June 12, 2018

Third Thursday Poetry Night, May 17


I like to say, “if your friends & relatives don’t come to your readings, who will?” & tonight’s featured poet, Katrinka Moore, certainly followed that axiom packing the house with acquaintances, including one whom signed up to read for the first time here, in addition to some of the regular open mic-ers. But first I invoked our Muse, the gone poet Joanne Kyger (1934 - 2017), & read her poem “It’s Been a Long Time.” Then on to the open mic.

First up was Alan Catlin with a grim litany of war wounds, “Walt Whitman’s Bitter Angel,” culled from his Civil War poems. Tom Bonville was here for the 1st time with a descriptive poem titled “Mother’s Day,” his mother at 74. Self-styled "country-girl" Dianne Sefcik read from her recent book Red Ochre, “Pipe,” also her first time here, a poem of social justice.

Joshua RA Dundas said his mission was “to bring light to people’s minds” & did his poem “Dark Glimpses,” as dark as its title. Don Levy is certainly not here for the first time, read a new poem, a FaceBook warning, “Do Not Feed the Trolls!” Carol H. Jewell’s pantoum is titled “Pre-Occupied or, How the Princess of Pantoums Passes Her Time.” I messed up the next poet’s name while announcing him, then G. Douglas Davis IV struggled with an Arabic word in his new poem for Palestine, delving into history.

Katrinka Moore had many fans in the audience & perhaps made more. She read from her new book Wayfarers (Pelekinesis, 2018). She explained that each of the poems in the book is a different tale by a different speaker.

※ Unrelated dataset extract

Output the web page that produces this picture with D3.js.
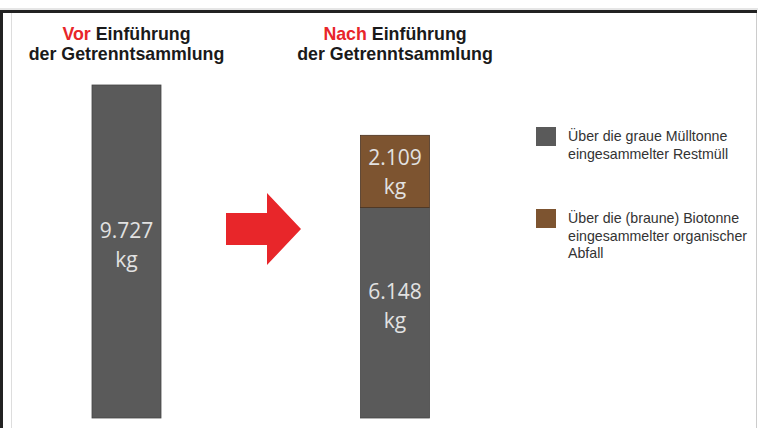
<!DOCTYPE html>
<html>
<head>
<meta charset="utf-8">
<script src="https://cdn.jsdelivr.net/npm/d3@7"></script>
<style>
  body { margin: 0; background: #fff; }
  svg { display: block; }
</style>
</head>
<body>
<div class="container"></div>
<script>
// data
var categories = ["Vor", "Nach"];
var restmuell = [9727, 6148];   // graue Tonne
var bioabfall = [0, 2109];      // braune Tonne
var titleWords = ["Vor", "Nach"];
var legendLabels = [
  ["Über die graue Mülltonne", "eingesammelter Restmüll"],
  ["Über die (braune) Biotonne", "eingesammelter organischer", "Abfall"]
];

var w = 758, h = 428;
var grey = "#5a5a5a", brown = "#7d5430", red = "#e8262a";

var svg = d3.select(".container")
  .append("svg")
  .attr("width", w)
  .attr("height", h);

// frame
svg.append("line").attr("x1", 0).attr("x2", w).attr("y1", 9).attr("y2", 9)
  .attr("stroke", "#ccc").attr("stroke-width", 1);
svg.append("rect").attr("x", 0).attr("y", 10).attr("width", 757).attr("height", 3).attr("fill", "#222");
svg.append("rect").attr("x", 0).attr("y", 10).attr("width", 3).attr("height", h - 10).attr("fill", "#222");
svg.append("line").attr("x1", 11.5).attr("x2", 11.5).attr("y1", 13).attr("y2", h)
  .attr("stroke", "#ddd");
svg.append("line").attr("x1", 756.5).attr("x2", 756.5).attr("y1", 13).attr("y2", h)
  .attr("stroke", "#ccc");

// scales
var x = d3.scalePoint().domain(categories).range([126.5, 395]);
var barW = 69;
var y = d3.scaleLinear().domain([0, 9727]).range([418, 85]);

// titles
var titles = svg.selectAll(".title")
  .data(categories)
  .enter().append("g")
  .attr("class", "title")
  .attr("transform", function(d) { return "translate(" + x(d) + ",0)"; })
  .style("font-family", "'Liberation Sans', Arial, sans-serif")
  .style("font-weight", "bold")
  .style("font-size", "17.8px");

var t1 = titles.append("text").attr("y", 40).attr("text-anchor", "middle").attr("fill", "#1a1a1a");
t1.append("tspan").attr("fill", red).text(function(d, i) { return titleWords[i]; });
t1.append("tspan").text(" Einführung");
titles.append("text").attr("y", 60).attr("text-anchor", "middle").attr("fill", "#1a1a1a")
  .text("der Getrenntsammlung");

// bars
var fmt = function(v) { return d3.format(",")(v).replace(",", "."); };

svg.selectAll(".rest")
  .data(categories)
  .enter().append("rect")
  .attr("class", "rest")
  .attr("x", function(d) { return x(d) - barW / 2; })
  .attr("y", function(d, i) { return y(restmuell[i]); })
  .attr("width", barW)
  .attr("height", function(d, i) { return y(0) - y(restmuell[i]); })
  .attr("fill", grey)
  .attr("stroke", "#444")
  .attr("stroke-width", 0.8);

svg.selectAll(".bio")
  .data(categories.filter(function(d, i) { return bioabfall[i] > 0; }))
  .enter().append("rect")
  .attr("class", "bio")
  .attr("x", function(d) { return x(d) - barW / 2; })
  .attr("y", function(d) { var i = categories.indexOf(d); return y(restmuell[i] + bioabfall[i]); })
  .attr("width", barW)
  .attr("height", function(d) { var i = categories.indexOf(d); return y(0) - y(bioabfall[i]); })
  .attr("fill", brown)
  .attr("stroke", "#4a3220")
  .attr("stroke-width", 0.8);

// value labels
function valueLabel(cx, y1, y2, v) {
  var g = svg.append("g")
    .style("font-family", "'Open Sans', sans-serif")
    .style("font-size", "21px")
    .attr("fill", "#e2e2e2")
    .attr("text-anchor", "middle");
  g.append("text").attr("x", cx).attr("y", y1).text(fmt(v));
  g.append("text").attr("x", cx).attr("y", y2).text("kg");
}
categories.forEach(function(d, i) {
  var c = (y(0) + y(restmuell[i])) / 2;
  valueLabel(x(d), c - 13.5, c + 15, restmuell[i]);
  if (bioabfall[i] > 0) {
    var cb = (y(restmuell[i]) + y(restmuell[i] + bioabfall[i])) / 2;
    valueLabel(x(d), cb - 6, cb + 23, bioabfall[i]);
  }
});

// arrow
svg.append("path")
  .attr("d", "M226,213 L267,213 L267,193 L301,229 L267,265 L267,245 L226,245 Z")
  .attr("fill", red);

// legend
var legend = svg.selectAll(".legend")
  .data(legendLabels)
  .enter().append("g")
  .attr("class", "legend")
  .attr("transform", function(d, i) { return "translate(536," + [127, 209][i] + ")"; });

legend.append("rect")
  .attr("width", 20).attr("height", 19)
  .attr("fill", function(d, i) { return [grey, brown][i]; });

legend.selectAll("text")
  .data(function(d) { return d; })
  .enter().append("text")
  .attr("x", 32)
  .attr("y", function(d, j) { return 14 + j * 17.5; })
  .style("font-family", "'Liberation Sans', Arial, sans-serif")
  .style("font-size", "14.2px")
  .attr("fill", "#333")
  .text(function(d) { return d; });
</script>
</body>
</html>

She began, appropriately enough, with the Big Bang, “Cosmogony,” then on to “Remnants,” “The Rolling World,” & a poem apparently not in the book “Visiting the Hermit Finding No One Home.” The poem titled “Parting” is actually the first poem in the book, & “Luna Lura,” a short poem, she described as a postcard from a butterfly visiting the Moon (& perhaps my favorite in the book).  The second section of her book, “A Crossing,” is about her grandparents migration in a model T from Texas to California, from which she read “Crow,” "The isle is full of noises” (which comes from Shakespeare’s “The Tempest”), the lushly descriptive “Sea Road,” & “Wind Road.” She ended with 2 poems about her mother’s death, “Falling Sometimes” & “Scatter.” Wayfarers not only contains these & other fine poems, but also a number of nearly abstract black & white photos.

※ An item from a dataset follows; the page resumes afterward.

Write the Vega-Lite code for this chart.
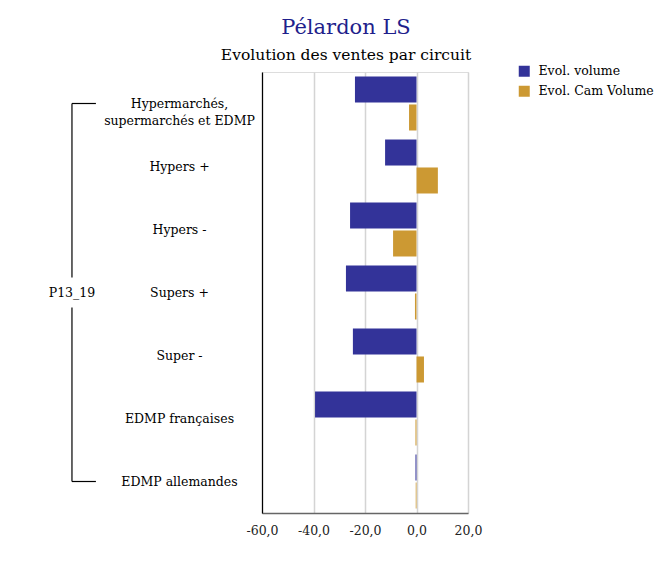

After a break we returned to the open mic, with me reading my new poem, “Buttons Not Bombs.”

A special treat was a reading of a poem for 2 voices, “Fusion Approach to Gathering,” by Dawn & Hani Marar from Dawn’s new book Efflorescence (Finishing Line Press, 2018). Howard Kogan announced that he had sold his house & would be moving to Massachusetts, but said the poem he read was not about him, titled “Over.” Betty Zerbst’s poem is titled “Looking Back” memories about her family in rhyme. Tom Corrado moved out of his comfort zone to read the grim “Notes from the Belly of the Beast” — he has published his “Screen Dumps” in a collection of 365 A Dump a Day. Philomena Moriarty read the first in a series of poems, written from notes of what comes up from sitting in a present moment, “Snapshot.”

Joe Krausman read a humorous, social commentary “The Magic of the Answering Machine,” a message that someone left behind before he died. Clarese Portofino read a poem, like a series of notes, describing a shameless party & its aftermath “The Last Brazier.” Brianna Kehrer’s poem, “Peter Paul & Amy,” describes a sad cook in a restaurant in Schenectady & finding a moment of compassion.

The final reader was also a first timer here, Jeannette Rice, has read other people’s poetry, read her own poem from 1956, from elementary school bomb drills, imaging the bombs had exploded & the Earth is dead.

But with any luck the Earth will not be dead on future Third Thursdays so we can gather at the Social Justice Center, 33 Central Ave., Albany, NY, 7:30PM, for a featured reader & an open mic for the rest of us to read a poem too.